Mario is the mascot, sure. But Luigi is the internet's favorite kart racer. The "Luigi Death Stare" from the early days of Mario Kart 8 cemented his legacy as the most unhinged, ruthless driver on the roster. Putting him behind the wheel of the Mach 8 especially in his signature green and blue colorway just hits the cultural zeitgeist perfectly.
Plus, the green, blue, and yellow color palette of this specific set pops incredibly well on a shelf. It avoids the overwhelming sea of primary red that dominates 90% of the other Nintendo Lego merchandise.
The Display vs. Play Dilemma Solved
This set bridges a massive gap in the Lego community.
Historically, Lego Nintendo sets were hyper-polarized. You either spent $300 on a massive, complex display piece aimed at 35-year-olds (like the Piranha Plant or the Question Mark Block), or you spent $60 on an interactive starter course that looked terrible on a shelf but was fun for kids to smash together.
The Luigi Mach 8 Kart sits perfectly in the middle.

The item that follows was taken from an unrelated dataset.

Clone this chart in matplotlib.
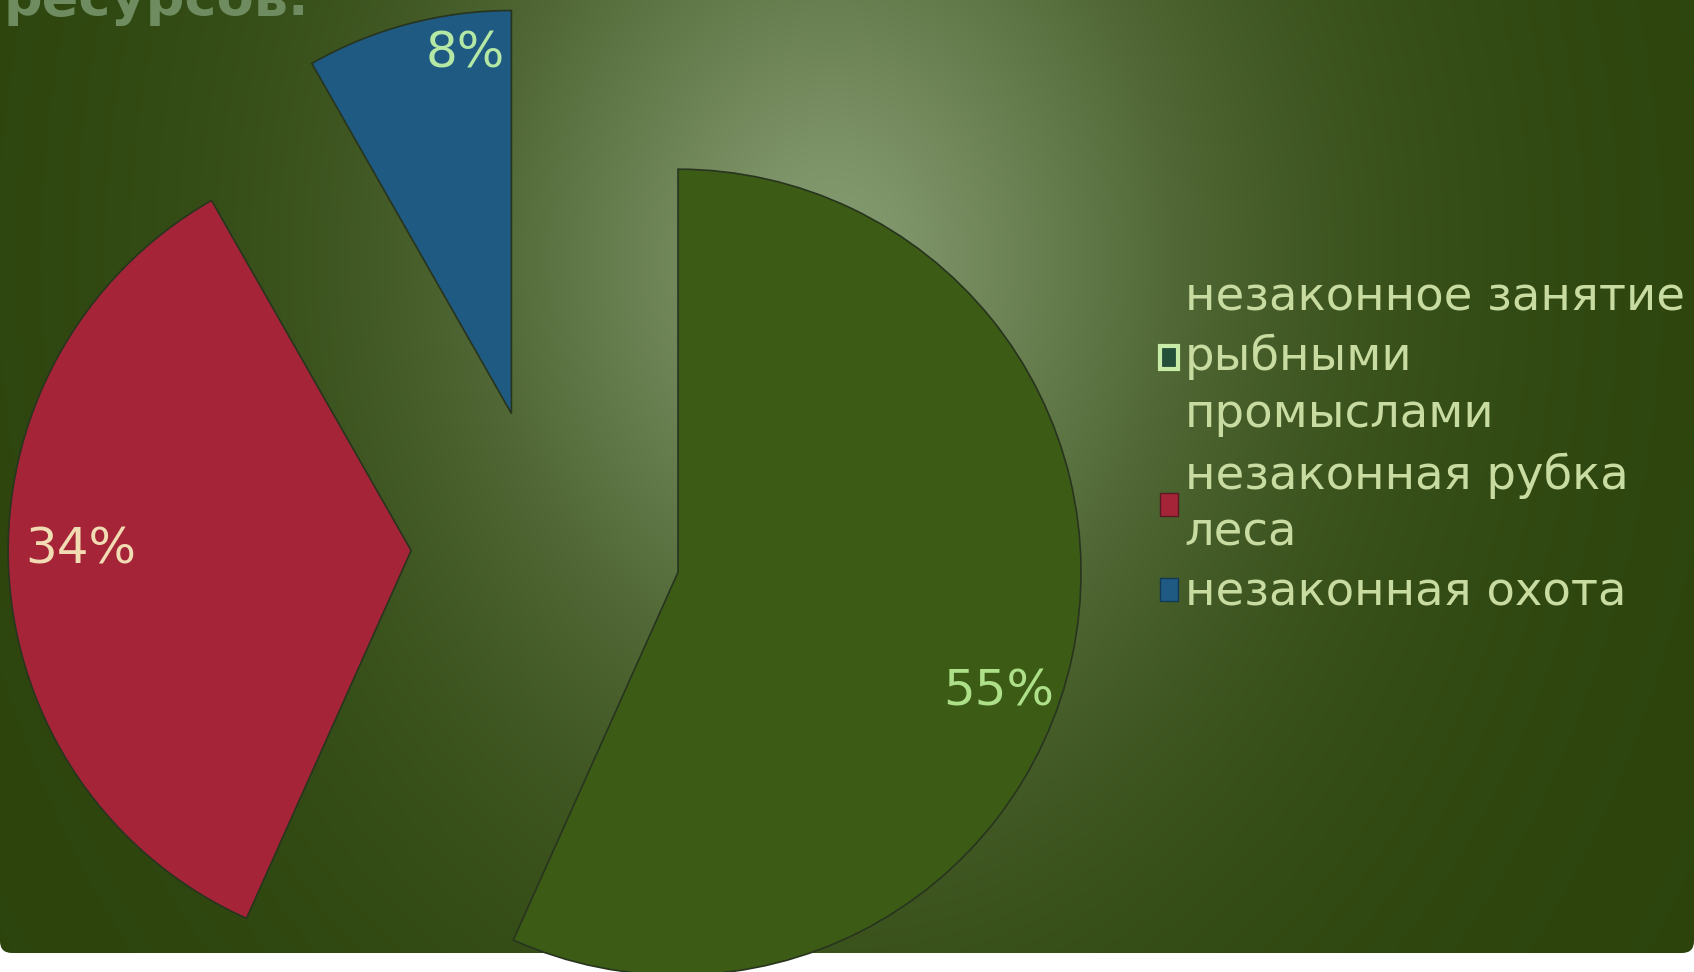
import numpy as np
import matplotlib.pyplot as plt
from matplotlib.patches import FancyBboxPatch, Patch

# data
categories = ["незаконное занятие\nрыбными\nпромыслами", "незаконная рубка\nлеса", "незаконная охота"]
values = [55, 34, 8]
colors = ["#3c5c16", "#a52438", "#1e5a82"]
label_colors = ["#aee08a", "#f2dcb4", "#b4e8a4"]
title = "ресурсов."

# where the percent labels sit (angle shift in degrees, distance as fraction of radius)
label_shift = [-8.3, -3.0, -7.5]
label_dist = [0.85, 0.82, 0.90]

W, H = 1694, 972
fig = plt.figure(figsize=(W / 100, H / 100), dpi=100)
fig.patch.set_facecolor("white")

# background: rounded panel with radial gradient
ax_bg = fig.add_axes([0, 0, 1, 1])
ax_bg.set_xlim(0, W)
ax_bg.set_ylim(0, H)
ax_bg.axis("off")
bottom = 19
yy, xx = np.mgrid[0:H - bottom, 0:W]
d = np.sqrt((xx - 830) ** 2 + ((yy - 260) / 1.25) ** 2)
t = 1 - np.exp(-(d / 380) ** 1.6)
light = np.array([132, 154, 112]) / 255
dark = np.array([44, 68, 12]) / 255
grad = light + (dark - light) * t[..., None]
im = ax_bg.imshow(grad, extent=(0, W, bottom, H), origin="upper", aspect="auto")
panel = FancyBboxPatch((0, bottom), W, H + 40, boxstyle="round,pad=0,rounding_size=12",
                       transform=ax_bg.transData, facecolor="none", edgecolor="none")
ax_bg.add_patch(panel)
im.set_clip_path(panel)

# pie
ax = fig.add_axes([0, 0, 1, 1])
ax.patch.set_alpha(0)
total = sum(values)
wedges, texts, autotexts = ax.pie(
    values, colors=colors, startangle=90, counterclock=False,
    explode=[0.335] * len(values), radius=1.0,
    autopct=lambda p: f"{p * total / 100:.0f}%", pctdistance=0.85,
    wedgeprops=dict(edgecolor="#28341e", linewidth=1.2),
    textprops=dict(fontsize=36),
)
cx, cy, r = 546, 544, 403  # pie centre and radius in pixels
ax.set_xlim(-cx / r, (W - cx) / r)
ax.set_ylim(-(H - cy) / r, cy / r)
ax.set_aspect("auto")
ax.axis("off")

for w, at, c, sh, dist in zip(wedges, autotexts, label_colors, label_shift, label_dist):
    th = np.deg2rad((w.theta1 + w.theta2) / 2 + sh)
    x0, y0 = w.center
    at.set_position((x0 + dist * np.cos(th), y0 + dist * np.sin(th)))
    at.set_color(c)
    at.set_ha("center")
    at.set_va("center")

# legend
handles = [Patch(facecolor="#24503a", edgecolor="#c8eca8", linewidth=3),
           Patch(facecolor=colors[1], edgecolor="#5a1a22", linewidth=1),
           Patch(facecolor=colors[2], edgecolor="#123a55", linewidth=1)]
leg = fig.legend(handles, categories, loc="upper left",
                 bbox_to_anchor=(1160 / W, 1 - 276 / H), frameon=False,
                 fontsize=33.5, handlelength=0.38, handleheight=0.38,
                 handletextpad=0.15, labelspacing=0.33, borderpad=0, borderaxespad=0)
for txt in leg.get_texts():
    txt.set_color("#c8dca2")
    txt.set_linespacing(1.34)

fig.text(4 / W, 1 - 15 / H, title, fontsize=39, fontweight="bold",
         color="#6e8c5f", va="baseline", ha="left")

fig.savefig("out.png", dpi=100)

If you just want to buy it, leave the digital figure turned off, and put the kart next to your gaming monitor, it looks like a premium, legitimate model car. The proportions are tight, the profile is aggressive, and the anti-gravity wheel swap is a great visual hook. But if you have kids (or if you just want to mess around with the sound effects yourself), the digital integration is completely baked into the design without ruining the aesthetic.
The Price of Admission
Because this is a fully licensed Nintendo product, it carries the standard "Nintendo Tax." The premium branding always bumps the price per piece up slightly compared to an unlicensed Lego City or Creator set.
But given the massive, structural shift this represents for the theme, it is worth the entry fee. If this set sells out and it absolutely will it guarantees that Lego will open the floodgates. Today it is the Mach 8. Tomorrow, it could be Bowser in the Badwagon, or Peach in the Daytripper, or Donkey Kong in a massive, heavy-duty off-roader.
The MAR10 Day reveal proved that Lego finally understands what we want. The course-building era is fading out. The racing era is finally here.